[Entries taken from a collection]

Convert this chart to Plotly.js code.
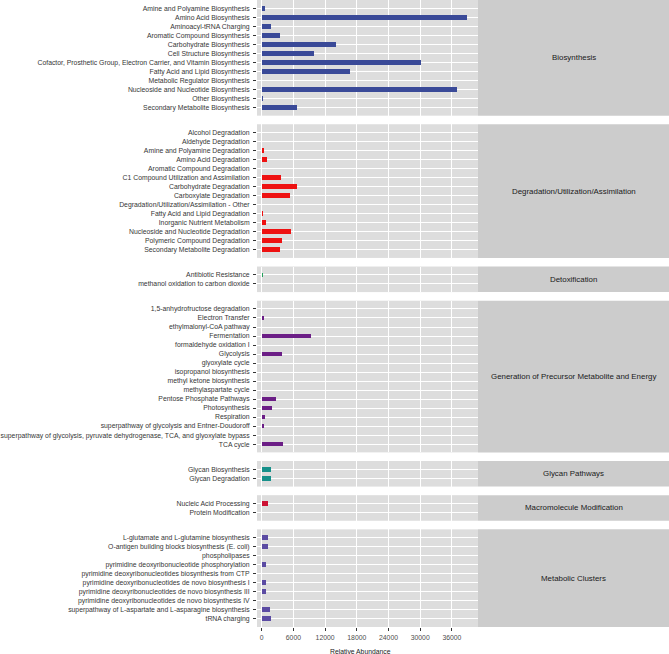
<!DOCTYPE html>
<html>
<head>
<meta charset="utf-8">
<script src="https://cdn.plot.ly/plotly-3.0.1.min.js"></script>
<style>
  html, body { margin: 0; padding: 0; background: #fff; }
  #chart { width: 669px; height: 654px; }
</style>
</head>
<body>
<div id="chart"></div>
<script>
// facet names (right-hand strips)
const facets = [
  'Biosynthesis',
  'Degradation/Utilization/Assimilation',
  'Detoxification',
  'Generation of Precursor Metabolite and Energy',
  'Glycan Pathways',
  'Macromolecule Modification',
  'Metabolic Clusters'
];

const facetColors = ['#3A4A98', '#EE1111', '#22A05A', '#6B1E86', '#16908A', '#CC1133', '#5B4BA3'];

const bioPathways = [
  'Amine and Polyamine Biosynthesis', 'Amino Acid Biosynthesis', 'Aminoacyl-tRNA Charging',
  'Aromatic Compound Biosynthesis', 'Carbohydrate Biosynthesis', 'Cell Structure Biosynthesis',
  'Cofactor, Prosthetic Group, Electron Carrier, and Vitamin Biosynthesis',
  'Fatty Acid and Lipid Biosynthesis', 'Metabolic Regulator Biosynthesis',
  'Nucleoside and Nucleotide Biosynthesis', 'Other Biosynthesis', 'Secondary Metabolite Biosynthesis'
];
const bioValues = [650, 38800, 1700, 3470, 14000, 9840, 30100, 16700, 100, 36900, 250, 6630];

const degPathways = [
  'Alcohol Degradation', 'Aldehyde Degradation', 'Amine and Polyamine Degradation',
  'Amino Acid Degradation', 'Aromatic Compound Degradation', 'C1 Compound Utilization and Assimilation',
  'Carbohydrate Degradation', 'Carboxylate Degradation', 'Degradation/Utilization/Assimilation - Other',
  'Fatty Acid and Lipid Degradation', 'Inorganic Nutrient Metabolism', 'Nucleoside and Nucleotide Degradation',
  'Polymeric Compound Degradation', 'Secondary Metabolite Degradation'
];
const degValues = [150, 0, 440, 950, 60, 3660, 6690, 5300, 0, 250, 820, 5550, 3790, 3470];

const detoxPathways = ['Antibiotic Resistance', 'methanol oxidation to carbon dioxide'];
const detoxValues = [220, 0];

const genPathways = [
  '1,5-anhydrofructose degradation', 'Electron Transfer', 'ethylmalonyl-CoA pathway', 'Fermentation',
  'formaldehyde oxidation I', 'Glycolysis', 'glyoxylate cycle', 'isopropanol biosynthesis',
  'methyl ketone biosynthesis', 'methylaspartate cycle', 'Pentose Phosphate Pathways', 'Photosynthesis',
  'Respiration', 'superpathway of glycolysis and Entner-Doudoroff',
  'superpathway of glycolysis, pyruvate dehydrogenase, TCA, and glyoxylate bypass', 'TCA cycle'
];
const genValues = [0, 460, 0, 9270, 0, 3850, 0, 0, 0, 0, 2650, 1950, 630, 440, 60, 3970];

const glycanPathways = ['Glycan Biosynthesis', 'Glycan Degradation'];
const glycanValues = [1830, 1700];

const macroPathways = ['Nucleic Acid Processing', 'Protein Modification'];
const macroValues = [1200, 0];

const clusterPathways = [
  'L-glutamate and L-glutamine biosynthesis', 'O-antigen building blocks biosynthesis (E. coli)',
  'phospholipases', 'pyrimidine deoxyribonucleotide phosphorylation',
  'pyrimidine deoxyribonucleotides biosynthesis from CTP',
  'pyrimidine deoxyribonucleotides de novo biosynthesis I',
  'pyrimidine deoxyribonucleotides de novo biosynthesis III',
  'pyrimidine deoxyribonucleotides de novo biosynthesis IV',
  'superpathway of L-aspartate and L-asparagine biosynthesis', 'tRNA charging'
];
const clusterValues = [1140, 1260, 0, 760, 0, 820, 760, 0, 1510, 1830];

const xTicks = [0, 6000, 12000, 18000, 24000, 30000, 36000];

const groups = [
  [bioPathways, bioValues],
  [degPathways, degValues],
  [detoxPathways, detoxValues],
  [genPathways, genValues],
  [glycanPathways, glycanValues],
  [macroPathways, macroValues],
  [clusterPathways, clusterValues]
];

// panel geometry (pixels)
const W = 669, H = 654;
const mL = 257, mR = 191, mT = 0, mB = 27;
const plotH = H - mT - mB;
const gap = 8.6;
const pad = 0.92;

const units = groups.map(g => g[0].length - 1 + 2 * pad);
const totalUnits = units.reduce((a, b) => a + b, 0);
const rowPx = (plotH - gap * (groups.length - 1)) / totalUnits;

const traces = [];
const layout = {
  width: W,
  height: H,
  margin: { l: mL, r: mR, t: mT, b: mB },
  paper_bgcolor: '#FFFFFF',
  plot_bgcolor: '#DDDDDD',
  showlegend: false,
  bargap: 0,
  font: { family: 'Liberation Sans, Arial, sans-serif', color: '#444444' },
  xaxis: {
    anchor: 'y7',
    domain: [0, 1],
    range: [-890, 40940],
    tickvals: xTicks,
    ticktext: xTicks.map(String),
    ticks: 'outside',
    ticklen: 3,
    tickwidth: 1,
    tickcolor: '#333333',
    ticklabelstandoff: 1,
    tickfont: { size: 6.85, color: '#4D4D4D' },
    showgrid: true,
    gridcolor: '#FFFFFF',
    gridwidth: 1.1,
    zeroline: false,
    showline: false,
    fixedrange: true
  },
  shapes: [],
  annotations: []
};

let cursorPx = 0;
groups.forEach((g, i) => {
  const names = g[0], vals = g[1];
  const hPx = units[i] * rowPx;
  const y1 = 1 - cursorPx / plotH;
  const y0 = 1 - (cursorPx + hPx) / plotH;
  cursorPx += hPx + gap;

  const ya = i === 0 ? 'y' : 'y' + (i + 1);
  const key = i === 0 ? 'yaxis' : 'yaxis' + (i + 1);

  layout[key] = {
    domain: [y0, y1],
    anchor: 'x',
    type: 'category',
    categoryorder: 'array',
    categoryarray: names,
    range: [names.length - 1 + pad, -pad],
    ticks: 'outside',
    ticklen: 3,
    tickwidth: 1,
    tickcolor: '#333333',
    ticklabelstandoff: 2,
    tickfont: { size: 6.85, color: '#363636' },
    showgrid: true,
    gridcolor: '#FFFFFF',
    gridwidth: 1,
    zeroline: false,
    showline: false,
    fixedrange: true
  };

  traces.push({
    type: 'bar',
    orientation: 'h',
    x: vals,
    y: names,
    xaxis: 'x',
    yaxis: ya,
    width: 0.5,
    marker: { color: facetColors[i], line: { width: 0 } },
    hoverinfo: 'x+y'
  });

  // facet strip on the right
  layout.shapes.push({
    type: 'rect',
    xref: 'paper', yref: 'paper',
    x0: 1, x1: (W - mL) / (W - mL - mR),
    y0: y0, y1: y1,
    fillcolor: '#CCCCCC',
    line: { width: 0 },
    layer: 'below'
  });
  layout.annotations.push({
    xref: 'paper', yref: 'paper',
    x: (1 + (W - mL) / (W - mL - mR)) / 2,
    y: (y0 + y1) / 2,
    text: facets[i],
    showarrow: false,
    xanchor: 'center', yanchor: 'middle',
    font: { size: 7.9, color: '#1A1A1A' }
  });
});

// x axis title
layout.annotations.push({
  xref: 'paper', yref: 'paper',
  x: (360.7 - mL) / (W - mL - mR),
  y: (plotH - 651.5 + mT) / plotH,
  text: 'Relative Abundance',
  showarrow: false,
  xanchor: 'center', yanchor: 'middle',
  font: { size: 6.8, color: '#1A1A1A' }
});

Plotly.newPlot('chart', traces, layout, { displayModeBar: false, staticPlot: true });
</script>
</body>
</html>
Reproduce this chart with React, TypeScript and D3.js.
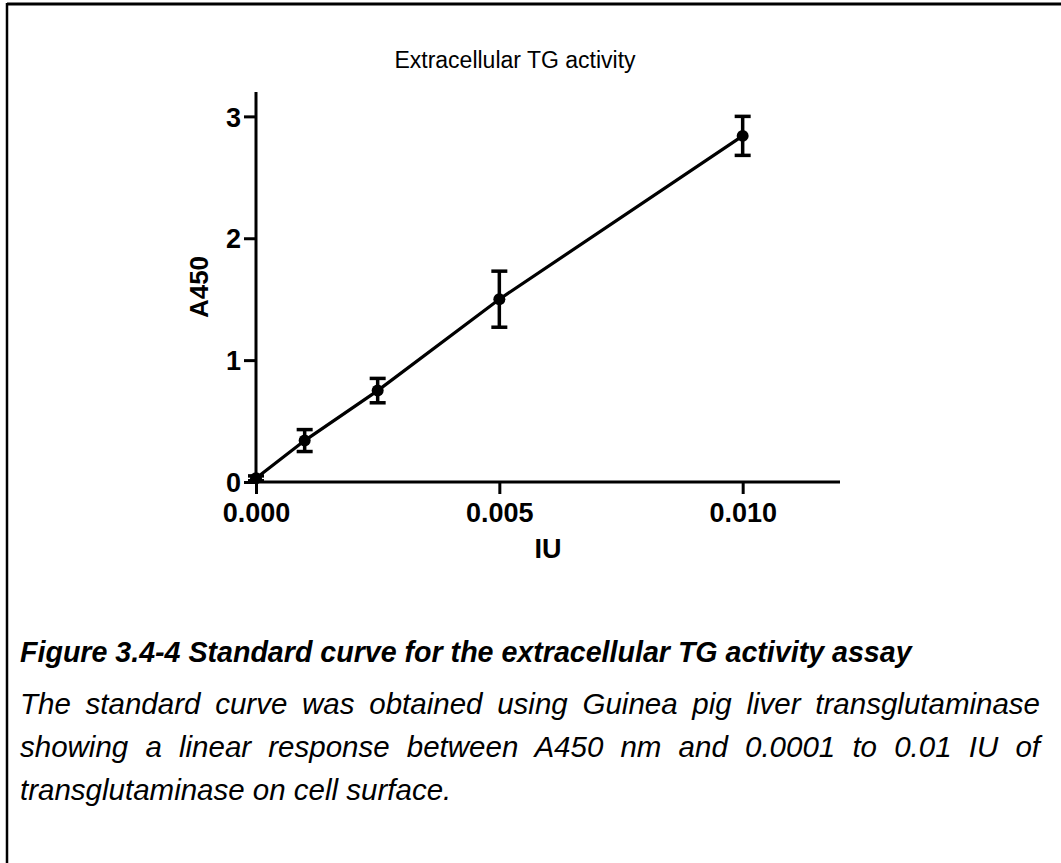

**Instructions to follow:**
Return only the lines from the start of the data through the line that contains "36900, 250, 6630];", please, copying them exactly and omitting all pictures.

**Exercise response:**
Convert this chart to Plotly.js code.
<!DOCTYPE html>
<html>
<head>
<meta charset="utf-8">
<script src="https://cdn.plot.ly/plotly-3.0.1.min.js"></script>
<style>
  html, body { margin: 0; padding: 0; background: #fff; }
  #chart { width: 669px; height: 654px; }
</style>
</head>
<body>
<div id="chart"></div>
<script>
// facet names (right-hand strips)
const facets = [
  'Biosynthesis',
  'Degradation/Utilization/Assimilation',
  'Detoxification',
  'Generation of Precursor Metabolite and Energy',
  'Glycan Pathways',
  'Macromolecule Modification',
  'Metabolic Clusters'
];

const facetColors = ['#3A4A98', '#EE1111', '#22A05A', '#6B1E86', '#16908A', '#CC1133', '#5B4BA3'];

const bioPathways = [
  'Amine and Polyamine Biosynthesis', 'Amino Acid Biosynthesis', 'Aminoacyl-tRNA Charging',
  'Aromatic Compound Biosynthesis', 'Carbohydrate Biosynthesis', 'Cell Structure Biosynthesis',
  'Cofactor, Prosthetic Group, Electron Carrier, and Vitamin Biosynthesis',
  'Fatty Acid and Lipid Biosynthesis', 'Metabolic Regulator Biosynthesis',
  'Nucleoside and Nucleotide Biosynthesis', 'Other Biosynthesis', 'Secondary Metabolite Biosynthesis'
];
const bioValues = [650, 38800, 1700, 3470, 14000, 9840, 30100, 16700, 100, 36900, 250, 6630];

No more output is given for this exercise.